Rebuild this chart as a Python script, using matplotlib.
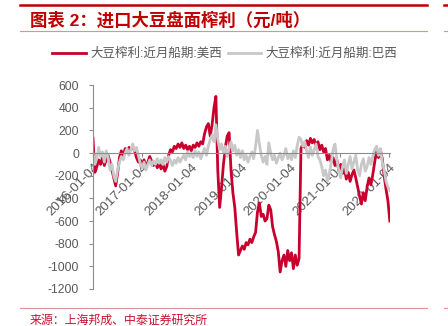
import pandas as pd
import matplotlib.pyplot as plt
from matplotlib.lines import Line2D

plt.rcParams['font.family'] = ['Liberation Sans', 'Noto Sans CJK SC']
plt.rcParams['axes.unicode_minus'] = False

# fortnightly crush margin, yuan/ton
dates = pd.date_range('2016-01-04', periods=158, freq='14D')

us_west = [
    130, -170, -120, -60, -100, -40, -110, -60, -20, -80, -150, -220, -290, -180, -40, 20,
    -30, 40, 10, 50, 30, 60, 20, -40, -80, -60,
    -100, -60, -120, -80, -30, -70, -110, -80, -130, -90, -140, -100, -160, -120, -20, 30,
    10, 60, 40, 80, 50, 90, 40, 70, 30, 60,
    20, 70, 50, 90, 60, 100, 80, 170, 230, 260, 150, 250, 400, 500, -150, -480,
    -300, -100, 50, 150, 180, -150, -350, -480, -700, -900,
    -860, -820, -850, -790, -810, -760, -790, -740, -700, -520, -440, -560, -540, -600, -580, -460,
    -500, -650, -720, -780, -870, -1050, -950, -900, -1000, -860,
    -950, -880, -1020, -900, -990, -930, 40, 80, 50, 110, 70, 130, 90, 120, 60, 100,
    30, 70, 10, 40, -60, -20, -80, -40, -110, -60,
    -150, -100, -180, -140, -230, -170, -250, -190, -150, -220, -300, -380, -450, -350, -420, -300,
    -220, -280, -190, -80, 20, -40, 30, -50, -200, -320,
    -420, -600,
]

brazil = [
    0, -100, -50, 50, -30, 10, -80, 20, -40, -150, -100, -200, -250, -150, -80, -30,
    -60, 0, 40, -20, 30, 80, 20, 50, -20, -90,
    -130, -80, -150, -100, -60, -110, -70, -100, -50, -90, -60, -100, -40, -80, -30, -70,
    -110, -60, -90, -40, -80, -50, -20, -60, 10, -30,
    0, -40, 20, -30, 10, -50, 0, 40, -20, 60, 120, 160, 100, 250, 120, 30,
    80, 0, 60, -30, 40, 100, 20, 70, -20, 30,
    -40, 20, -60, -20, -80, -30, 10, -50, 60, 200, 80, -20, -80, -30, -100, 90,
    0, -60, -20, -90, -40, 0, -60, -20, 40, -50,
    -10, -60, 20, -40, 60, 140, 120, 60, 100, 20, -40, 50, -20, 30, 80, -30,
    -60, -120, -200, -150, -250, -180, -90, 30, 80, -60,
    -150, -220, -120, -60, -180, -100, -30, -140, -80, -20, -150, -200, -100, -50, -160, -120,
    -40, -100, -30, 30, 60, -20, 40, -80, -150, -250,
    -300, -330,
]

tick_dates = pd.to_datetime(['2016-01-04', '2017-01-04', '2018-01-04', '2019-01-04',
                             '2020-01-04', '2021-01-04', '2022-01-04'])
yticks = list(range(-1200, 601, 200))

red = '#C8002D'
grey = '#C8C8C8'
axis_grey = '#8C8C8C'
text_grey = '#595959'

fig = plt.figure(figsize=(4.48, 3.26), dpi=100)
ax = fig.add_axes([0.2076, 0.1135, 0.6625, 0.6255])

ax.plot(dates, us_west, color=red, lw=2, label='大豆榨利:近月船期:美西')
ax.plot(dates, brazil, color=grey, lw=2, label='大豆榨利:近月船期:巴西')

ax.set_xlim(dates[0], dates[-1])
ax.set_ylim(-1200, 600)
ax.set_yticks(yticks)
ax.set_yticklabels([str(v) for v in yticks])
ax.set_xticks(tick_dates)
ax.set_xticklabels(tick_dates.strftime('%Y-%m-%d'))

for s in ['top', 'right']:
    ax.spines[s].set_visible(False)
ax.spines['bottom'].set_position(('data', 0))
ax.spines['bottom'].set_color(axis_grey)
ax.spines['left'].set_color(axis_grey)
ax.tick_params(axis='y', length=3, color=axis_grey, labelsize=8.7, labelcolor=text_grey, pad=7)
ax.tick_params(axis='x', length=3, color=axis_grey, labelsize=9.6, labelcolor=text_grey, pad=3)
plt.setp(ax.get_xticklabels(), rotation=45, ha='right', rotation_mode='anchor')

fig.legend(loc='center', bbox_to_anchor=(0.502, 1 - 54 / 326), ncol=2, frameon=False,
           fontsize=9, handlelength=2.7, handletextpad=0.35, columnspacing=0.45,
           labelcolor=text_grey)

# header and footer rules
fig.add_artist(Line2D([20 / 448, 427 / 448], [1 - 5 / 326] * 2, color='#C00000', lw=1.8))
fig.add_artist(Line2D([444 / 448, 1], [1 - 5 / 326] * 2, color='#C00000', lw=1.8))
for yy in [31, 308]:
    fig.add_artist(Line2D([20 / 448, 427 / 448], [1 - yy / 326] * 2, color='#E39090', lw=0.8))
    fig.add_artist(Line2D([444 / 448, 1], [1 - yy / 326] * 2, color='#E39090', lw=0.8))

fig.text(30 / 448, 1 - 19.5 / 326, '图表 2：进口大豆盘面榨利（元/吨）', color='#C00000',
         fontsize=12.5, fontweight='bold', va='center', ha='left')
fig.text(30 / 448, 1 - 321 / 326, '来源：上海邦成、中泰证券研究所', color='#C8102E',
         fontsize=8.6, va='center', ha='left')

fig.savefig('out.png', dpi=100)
------------------------------------------------------------------------
== Given instruction ==
All of the lines above should be retyped precisely, apart from the pictures.

== Exercise solution ==
Rebuild this chart as a Python script, using matplotlib.
import pandas as pd
import matplotlib.pyplot as plt
from matplotlib.lines import Line2D

plt.rcParams['font.family'] = ['Liberation Sans', 'Noto Sans CJK SC']
plt.rcParams['axes.unicode_minus'] = False

# fortnightly crush margin, yuan/ton
dates = pd.date_range('2016-01-04', periods=158, freq='14D')

us_west = [
    130, -170, -120, -60, -100, -40, -110, -60, -20, -80, -150, -220, -290, -180, -40, 20,
    -30, 40, 10, 50, 30, 60, 20, -40, -80, -60,
    -100, -60, -120, -80, -30, -70, -110, -80, -130, -90, -140, -100, -160, -120, -20, 30,
    10, 60, 40, 80, 50, 90, 40, 70, 30, 60,
    20, 70, 50, 90, 60, 100, 80, 170, 230, 260, 150, 250, 400, 500, -150, -480,
    -300, -100, 50, 150, 180, -150, -350, -480, -700, -900,
    -860, -820, -850, -790, -810, -760, -790, -740, -700, -520, -440, -560, -540, -600, -580, -460,
    -500, -650, -720, -780, -870, -1050, -950, -900, -1000, -860,
    -950, -880, -1020, -900, -990, -930, 40, 80, 50, 110, 70, 130, 90, 120, 60, 100,
    30, 70, 10, 40, -60, -20, -80, -40, -110, -60,
    -150, -100, -180, -140, -230, -170, -250, -190, -150, -220, -300, -380, -450, -350, -420, -300,
    -220, -280, -190, -80, 20, -40, 30, -50, -200, -320,
    -420, -600,
]

brazil = [
    0, -100, -50, 50, -30, 10, -80, 20, -40, -150, -100, -200, -250, -150, -80, -30,
    -60, 0, 40, -20, 30, 80, 20, 50, -20, -90,
    -130, -80, -150, -100, -60, -110, -70, -100, -50, -90, -60, -100, -40, -80, -30, -70,
    -110, -60, -90, -40, -80, -50, -20, -60, 10, -30,
    0, -40, 20, -30, 10, -50, 0, 40, -20, 60, 120, 160, 100, 250, 120, 30,
    80, 0, 60, -30, 40, 100, 20, 70, -20, 30,
    -40, 20, -60, -20, -80, -30, 10, -50, 60, 200, 80, -20, -80, -30, -100, 90,
    0, -60, -20, -90, -40, 0, -60, -20, 40, -50,
    -10, -60, 20, -40, 60, 140, 120, 60, 100, 20, -40, 50, -20, 30, 80, -30,
    -60, -120, -200, -150, -250, -180, -90, 30, 80, -60,
    -150, -220, -120, -60, -180, -100, -30, -140, -80, -20, -150, -200, -100, -50, -160, -120,
    -40, -100, -30, 30, 60, -20, 40, -80, -150, -250,
    -300, -330,
]

tick_dates = pd.to_datetime(['2016-01-04', '2017-01-04', '2018-01-04', '2019-01-04',
                             '2020-01-04', '2021-01-04', '2022-01-04'])
yticks = list(range(-1200, 601, 200))

red = '#C8002D'
grey = '#C8C8C8'
axis_grey = '#8C8C8C'
text_grey = '#595959'

fig = plt.figure(figsize=(4.48, 3.26), dpi=100)
ax = fig.add_axes([0.2076, 0.1135, 0.6625, 0.6255])

ax.plot(dates, us_west, color=red, lw=2, label='大豆榨利:近月船期:美西')
ax.plot(dates, brazil, color=grey, lw=2, label='大豆榨利:近月船期:巴西')

ax.set_xlim(dates[0], dates[-1])
ax.set_ylim(-1200, 600)
ax.set_yticks(yticks)
ax.set_yticklabels([str(v) for v in yticks])
ax.set_xticks(tick_dates)
ax.set_xticklabels(tick_dates.strftime('%Y-%m-%d'))

for s in ['top', 'right']:
    ax.spines[s].set_visible(False)
ax.spines['bottom'].set_position(('data', 0))
ax.spines['bottom'].set_color(axis_grey)
ax.spines['left'].set_color(axis_grey)
ax.tick_params(axis='y', length=3, color=axis_grey, labelsize=8.7, labelcolor=text_grey, pad=7)
ax.tick_params(axis='x', length=3, color=axis_grey, labelsize=9.6, labelcolor=text_grey, pad=3)
plt.setp(ax.get_xticklabels(), rotation=45, ha='right', rotation_mode='anchor')

fig.legend(loc='center', bbox_to_anchor=(0.502, 1 - 54 / 326), ncol=2, frameon=False,
           fontsize=9, handlelength=2.7, handletextpad=0.35, columnspacing=0.45,
           labelcolor=text_grey)

# header and footer rules
fig.add_artist(Line2D([20 / 448, 427 / 448], [1 - 5 / 326] * 2, color='#C00000', lw=1.8))
fig.add_artist(Line2D([444 / 448, 1], [1 - 5 / 326] * 2, color='#C00000', lw=1.8))
for yy in [31, 308]:
    fig.add_artist(Line2D([20 / 448, 427 / 448], [1 - yy / 326] * 2, color='#E39090', lw=0.8))
    fig.add_artist(Line2D([444 / 448, 1], [1 - yy / 326] * 2, color='#E39090', lw=0.8))

fig.text(30 / 448, 1 - 19.5 / 326, '图表 2：进口大豆盘面榨利（元/吨）', color='#C00000',
         fontsize=12.5, fontweight='bold', va='center', ha='left')
fig.text(30 / 448, 1 - 321 / 326, '来源：上海邦成、中泰证券研究所', color='#C8102E',
         fontsize=8.6, va='center', ha='left')

fig.savefig('out.png', dpi=100)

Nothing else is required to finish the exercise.